The request: Everything from the opening line of the records below through the line with "const pts = (xs, ys)" must be duplicated exactly, pictures left out.

○ ○ ○ ○

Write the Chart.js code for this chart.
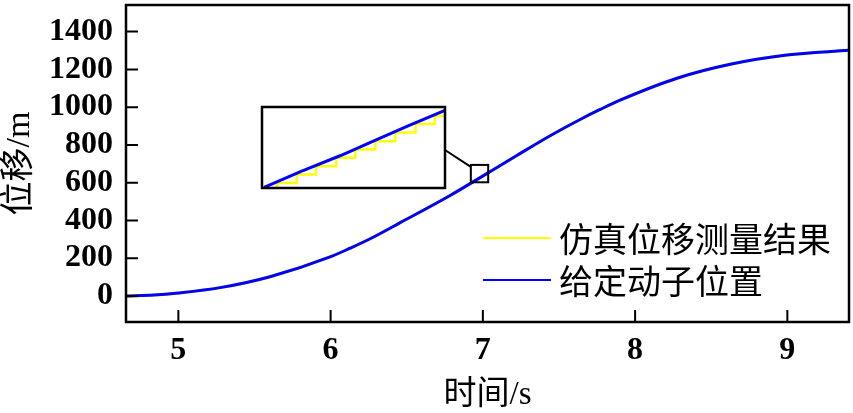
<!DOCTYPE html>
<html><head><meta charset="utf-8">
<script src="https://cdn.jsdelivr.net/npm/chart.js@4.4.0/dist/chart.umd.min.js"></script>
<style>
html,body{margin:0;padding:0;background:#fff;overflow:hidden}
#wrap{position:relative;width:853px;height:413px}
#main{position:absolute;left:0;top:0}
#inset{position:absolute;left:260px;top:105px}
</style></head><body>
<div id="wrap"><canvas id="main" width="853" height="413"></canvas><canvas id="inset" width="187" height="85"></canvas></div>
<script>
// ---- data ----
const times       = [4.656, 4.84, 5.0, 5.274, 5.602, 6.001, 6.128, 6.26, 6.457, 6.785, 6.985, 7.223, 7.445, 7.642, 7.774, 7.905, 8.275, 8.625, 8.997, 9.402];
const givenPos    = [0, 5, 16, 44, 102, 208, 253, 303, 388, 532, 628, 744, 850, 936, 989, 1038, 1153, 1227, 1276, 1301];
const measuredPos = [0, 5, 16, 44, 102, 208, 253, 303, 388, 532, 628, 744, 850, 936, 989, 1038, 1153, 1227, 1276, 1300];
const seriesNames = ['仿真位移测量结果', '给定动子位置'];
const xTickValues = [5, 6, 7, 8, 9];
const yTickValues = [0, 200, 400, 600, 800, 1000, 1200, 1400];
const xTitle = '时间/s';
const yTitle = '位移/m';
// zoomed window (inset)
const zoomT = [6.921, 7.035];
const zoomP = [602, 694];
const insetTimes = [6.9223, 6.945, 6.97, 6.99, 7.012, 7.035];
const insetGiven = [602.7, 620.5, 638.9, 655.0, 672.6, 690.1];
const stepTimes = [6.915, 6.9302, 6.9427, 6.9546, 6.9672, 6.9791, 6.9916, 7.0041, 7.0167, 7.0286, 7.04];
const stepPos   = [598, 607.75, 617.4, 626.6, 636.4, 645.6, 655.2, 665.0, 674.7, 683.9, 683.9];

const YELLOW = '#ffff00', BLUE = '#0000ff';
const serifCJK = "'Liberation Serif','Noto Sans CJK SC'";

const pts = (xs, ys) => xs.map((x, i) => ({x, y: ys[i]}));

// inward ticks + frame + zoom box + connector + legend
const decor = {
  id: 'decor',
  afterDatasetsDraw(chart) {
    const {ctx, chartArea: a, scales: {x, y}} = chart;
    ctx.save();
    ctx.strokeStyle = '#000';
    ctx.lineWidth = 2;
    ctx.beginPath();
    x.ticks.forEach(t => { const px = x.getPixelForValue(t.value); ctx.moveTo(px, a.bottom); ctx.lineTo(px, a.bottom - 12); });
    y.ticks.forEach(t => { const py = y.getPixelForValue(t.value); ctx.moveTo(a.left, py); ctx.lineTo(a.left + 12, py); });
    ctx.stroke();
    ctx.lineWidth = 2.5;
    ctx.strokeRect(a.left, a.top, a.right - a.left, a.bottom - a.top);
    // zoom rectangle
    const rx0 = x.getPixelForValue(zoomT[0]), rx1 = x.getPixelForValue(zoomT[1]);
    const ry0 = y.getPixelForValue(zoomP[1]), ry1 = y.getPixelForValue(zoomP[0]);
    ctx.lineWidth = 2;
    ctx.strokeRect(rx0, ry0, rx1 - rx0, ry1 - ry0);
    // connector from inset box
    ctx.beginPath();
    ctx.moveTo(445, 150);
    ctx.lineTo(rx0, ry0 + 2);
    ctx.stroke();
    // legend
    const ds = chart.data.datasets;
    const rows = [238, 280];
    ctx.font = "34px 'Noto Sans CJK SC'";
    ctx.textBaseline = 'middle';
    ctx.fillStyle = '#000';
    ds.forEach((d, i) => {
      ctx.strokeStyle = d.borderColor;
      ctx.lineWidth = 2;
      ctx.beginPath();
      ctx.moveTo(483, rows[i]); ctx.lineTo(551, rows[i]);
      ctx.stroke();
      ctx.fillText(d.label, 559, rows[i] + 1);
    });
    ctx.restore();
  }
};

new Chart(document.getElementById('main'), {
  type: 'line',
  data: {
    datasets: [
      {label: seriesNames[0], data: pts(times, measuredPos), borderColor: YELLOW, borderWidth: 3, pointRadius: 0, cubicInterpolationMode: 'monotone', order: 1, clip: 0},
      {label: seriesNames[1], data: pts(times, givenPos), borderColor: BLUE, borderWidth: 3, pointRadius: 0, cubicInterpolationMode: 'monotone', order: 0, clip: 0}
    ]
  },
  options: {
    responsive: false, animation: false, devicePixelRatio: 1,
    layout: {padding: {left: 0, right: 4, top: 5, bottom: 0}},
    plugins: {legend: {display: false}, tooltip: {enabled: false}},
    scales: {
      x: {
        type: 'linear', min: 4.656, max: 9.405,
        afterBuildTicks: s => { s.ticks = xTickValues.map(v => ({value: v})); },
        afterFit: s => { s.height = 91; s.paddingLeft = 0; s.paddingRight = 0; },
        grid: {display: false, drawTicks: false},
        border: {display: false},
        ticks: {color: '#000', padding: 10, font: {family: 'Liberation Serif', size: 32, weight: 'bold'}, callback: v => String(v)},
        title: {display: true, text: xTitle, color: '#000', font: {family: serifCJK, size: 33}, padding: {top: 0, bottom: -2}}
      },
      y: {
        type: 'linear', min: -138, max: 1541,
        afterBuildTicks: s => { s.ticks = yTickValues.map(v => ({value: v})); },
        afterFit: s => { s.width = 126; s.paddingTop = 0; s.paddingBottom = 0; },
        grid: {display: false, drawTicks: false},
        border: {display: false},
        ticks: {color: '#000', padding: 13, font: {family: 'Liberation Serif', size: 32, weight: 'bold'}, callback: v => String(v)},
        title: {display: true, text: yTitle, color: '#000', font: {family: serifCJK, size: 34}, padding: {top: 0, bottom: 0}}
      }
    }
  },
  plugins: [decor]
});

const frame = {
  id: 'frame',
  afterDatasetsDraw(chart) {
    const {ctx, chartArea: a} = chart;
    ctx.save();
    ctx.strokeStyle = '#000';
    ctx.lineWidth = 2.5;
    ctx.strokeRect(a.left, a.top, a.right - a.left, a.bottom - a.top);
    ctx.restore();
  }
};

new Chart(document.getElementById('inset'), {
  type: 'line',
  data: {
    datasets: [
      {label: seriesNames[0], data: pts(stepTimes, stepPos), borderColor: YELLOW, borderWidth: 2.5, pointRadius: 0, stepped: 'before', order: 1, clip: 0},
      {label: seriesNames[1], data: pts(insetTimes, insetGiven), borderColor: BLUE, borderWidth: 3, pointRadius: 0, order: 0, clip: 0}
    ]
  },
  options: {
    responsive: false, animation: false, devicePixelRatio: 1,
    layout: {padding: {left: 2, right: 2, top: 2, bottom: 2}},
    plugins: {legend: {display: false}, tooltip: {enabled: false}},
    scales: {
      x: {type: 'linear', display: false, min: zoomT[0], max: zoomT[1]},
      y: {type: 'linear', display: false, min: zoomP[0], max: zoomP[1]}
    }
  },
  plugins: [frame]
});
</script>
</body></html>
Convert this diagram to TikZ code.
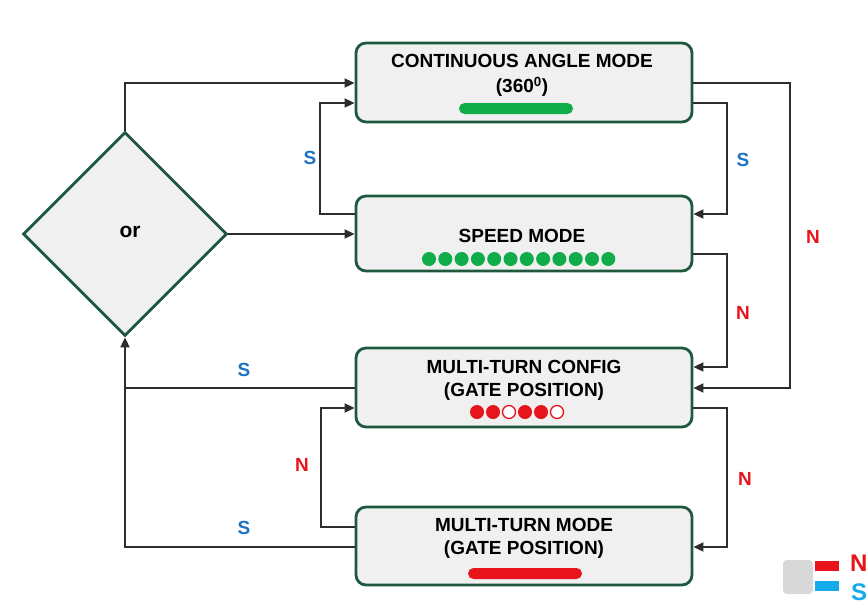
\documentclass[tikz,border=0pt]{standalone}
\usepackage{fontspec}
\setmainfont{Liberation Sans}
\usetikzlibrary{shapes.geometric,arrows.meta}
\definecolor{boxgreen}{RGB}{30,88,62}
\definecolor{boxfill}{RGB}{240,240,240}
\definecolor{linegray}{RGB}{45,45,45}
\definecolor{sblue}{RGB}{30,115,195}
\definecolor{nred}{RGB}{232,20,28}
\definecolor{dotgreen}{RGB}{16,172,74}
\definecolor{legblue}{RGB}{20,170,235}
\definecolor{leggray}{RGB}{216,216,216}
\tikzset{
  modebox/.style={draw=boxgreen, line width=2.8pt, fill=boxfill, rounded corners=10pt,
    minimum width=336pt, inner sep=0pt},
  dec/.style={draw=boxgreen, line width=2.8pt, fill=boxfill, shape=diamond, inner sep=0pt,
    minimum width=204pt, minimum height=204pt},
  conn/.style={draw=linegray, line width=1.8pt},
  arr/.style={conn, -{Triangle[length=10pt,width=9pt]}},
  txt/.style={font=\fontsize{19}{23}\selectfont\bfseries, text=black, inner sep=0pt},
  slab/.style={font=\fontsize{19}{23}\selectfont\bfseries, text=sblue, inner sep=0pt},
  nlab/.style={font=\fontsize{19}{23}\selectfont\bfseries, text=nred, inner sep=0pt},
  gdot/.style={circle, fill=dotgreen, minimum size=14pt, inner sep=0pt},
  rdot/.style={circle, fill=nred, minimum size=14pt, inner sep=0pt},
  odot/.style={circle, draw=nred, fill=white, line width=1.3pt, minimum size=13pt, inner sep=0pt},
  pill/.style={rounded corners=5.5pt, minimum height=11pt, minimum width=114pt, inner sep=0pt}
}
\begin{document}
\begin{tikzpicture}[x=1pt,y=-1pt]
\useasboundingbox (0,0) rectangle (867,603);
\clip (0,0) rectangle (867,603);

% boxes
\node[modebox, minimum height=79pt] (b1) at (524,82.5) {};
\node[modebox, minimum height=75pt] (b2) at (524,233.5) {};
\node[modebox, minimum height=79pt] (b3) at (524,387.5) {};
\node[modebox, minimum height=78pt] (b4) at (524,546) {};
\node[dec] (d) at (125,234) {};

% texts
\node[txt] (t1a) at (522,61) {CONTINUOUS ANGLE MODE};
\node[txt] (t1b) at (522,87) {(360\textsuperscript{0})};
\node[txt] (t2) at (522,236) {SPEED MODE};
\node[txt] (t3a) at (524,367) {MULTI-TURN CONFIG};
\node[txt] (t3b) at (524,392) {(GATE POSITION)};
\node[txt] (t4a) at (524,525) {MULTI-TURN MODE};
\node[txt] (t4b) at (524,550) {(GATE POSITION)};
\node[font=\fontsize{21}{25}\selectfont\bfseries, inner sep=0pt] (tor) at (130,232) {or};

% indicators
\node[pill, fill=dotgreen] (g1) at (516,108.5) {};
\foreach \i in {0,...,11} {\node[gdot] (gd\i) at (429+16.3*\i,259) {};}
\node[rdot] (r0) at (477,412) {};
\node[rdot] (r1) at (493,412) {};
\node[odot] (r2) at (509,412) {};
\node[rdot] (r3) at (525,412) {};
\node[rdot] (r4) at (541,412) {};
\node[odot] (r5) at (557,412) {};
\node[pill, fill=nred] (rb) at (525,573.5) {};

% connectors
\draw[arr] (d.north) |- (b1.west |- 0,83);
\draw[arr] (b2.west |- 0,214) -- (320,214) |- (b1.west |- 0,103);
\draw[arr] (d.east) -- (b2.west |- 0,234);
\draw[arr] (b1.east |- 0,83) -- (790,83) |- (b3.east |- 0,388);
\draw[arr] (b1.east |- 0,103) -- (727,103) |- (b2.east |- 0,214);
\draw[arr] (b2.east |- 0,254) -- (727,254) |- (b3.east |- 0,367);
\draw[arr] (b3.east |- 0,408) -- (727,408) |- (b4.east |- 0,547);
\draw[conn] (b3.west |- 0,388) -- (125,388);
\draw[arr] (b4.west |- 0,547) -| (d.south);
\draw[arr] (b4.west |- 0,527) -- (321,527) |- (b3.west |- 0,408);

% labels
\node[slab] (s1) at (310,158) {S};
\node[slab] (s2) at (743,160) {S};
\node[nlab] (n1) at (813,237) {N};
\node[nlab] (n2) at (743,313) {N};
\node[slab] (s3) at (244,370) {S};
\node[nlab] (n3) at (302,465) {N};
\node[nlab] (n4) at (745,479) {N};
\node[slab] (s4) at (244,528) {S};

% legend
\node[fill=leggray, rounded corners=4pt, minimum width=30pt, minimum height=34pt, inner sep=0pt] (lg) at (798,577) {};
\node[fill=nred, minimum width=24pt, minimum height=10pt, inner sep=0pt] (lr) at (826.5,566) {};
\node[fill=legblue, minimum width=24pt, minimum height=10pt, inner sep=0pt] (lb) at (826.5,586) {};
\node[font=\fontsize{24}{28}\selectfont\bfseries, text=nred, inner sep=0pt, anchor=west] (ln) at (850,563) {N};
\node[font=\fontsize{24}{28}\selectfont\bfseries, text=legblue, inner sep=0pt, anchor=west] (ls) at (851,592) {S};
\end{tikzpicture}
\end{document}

○ ○ ○ ○

Answer to this exercise:
Write the Chart.js code for this chart.
<!DOCTYPE html>
<html><head><meta charset="utf-8">
<script src="https://cdn.jsdelivr.net/npm/chart.js@4.4.0/dist/chart.umd.min.js"></script>
<style>
html,body{margin:0;padding:0;background:#fff;overflow:hidden}
#wrap{position:relative;width:853px;height:413px}
#main{position:absolute;left:0;top:0}
#inset{position:absolute;left:260px;top:105px}
</style></head><body>
<div id="wrap"><canvas id="main" width="853" height="413"></canvas><canvas id="inset" width="187" height="85"></canvas></div>
<script>
// ---- data ----
const times       = [4.656, 4.84, 5.0, 5.274, 5.602, 6.001, 6.128, 6.26, 6.457, 6.785, 6.985, 7.223, 7.445, 7.642, 7.774, 7.905, 8.275, 8.625, 8.997, 9.402];
const givenPos    = [0, 5, 16, 44, 102, 208, 253, 303, 388, 532, 628, 744, 850, 936, 989, 1038, 1153, 1227, 1276, 1301];
const measuredPos = [0, 5, 16, 44, 102, 208, 253, 303, 388, 532, 628, 744, 850, 936, 989, 1038, 1153, 1227, 1276, 1300];
const seriesNames = ['仿真位移测量结果', '给定动子位置'];
const xTickValues = [5, 6, 7, 8, 9];
const yTickValues = [0, 200, 400, 600, 800, 1000, 1200, 1400];
const xTitle = '时间/s';
const yTitle = '位移/m';
// zoomed window (inset)
const zoomT = [6.921, 7.035];
const zoomP = [602, 694];
const insetTimes = [6.9223, 6.945, 6.97, 6.99, 7.012, 7.035];
const insetGiven = [602.7, 620.5, 638.9, 655.0, 672.6, 690.1];
const stepTimes = [6.915, 6.9302, 6.9427, 6.9546, 6.9672, 6.9791, 6.9916, 7.0041, 7.0167, 7.0286, 7.04];
const stepPos   = [598, 607.75, 617.4, 626.6, 636.4, 645.6, 655.2, 665.0, 674.7, 683.9, 683.9];

const YELLOW = '#ffff00', BLUE = '#0000ff';
const serifCJK = "'Liberation Serif','Noto Sans CJK SC'";

const pts = (xs, ys) => xs.map((x, i) => ({x, y: ys[i]}));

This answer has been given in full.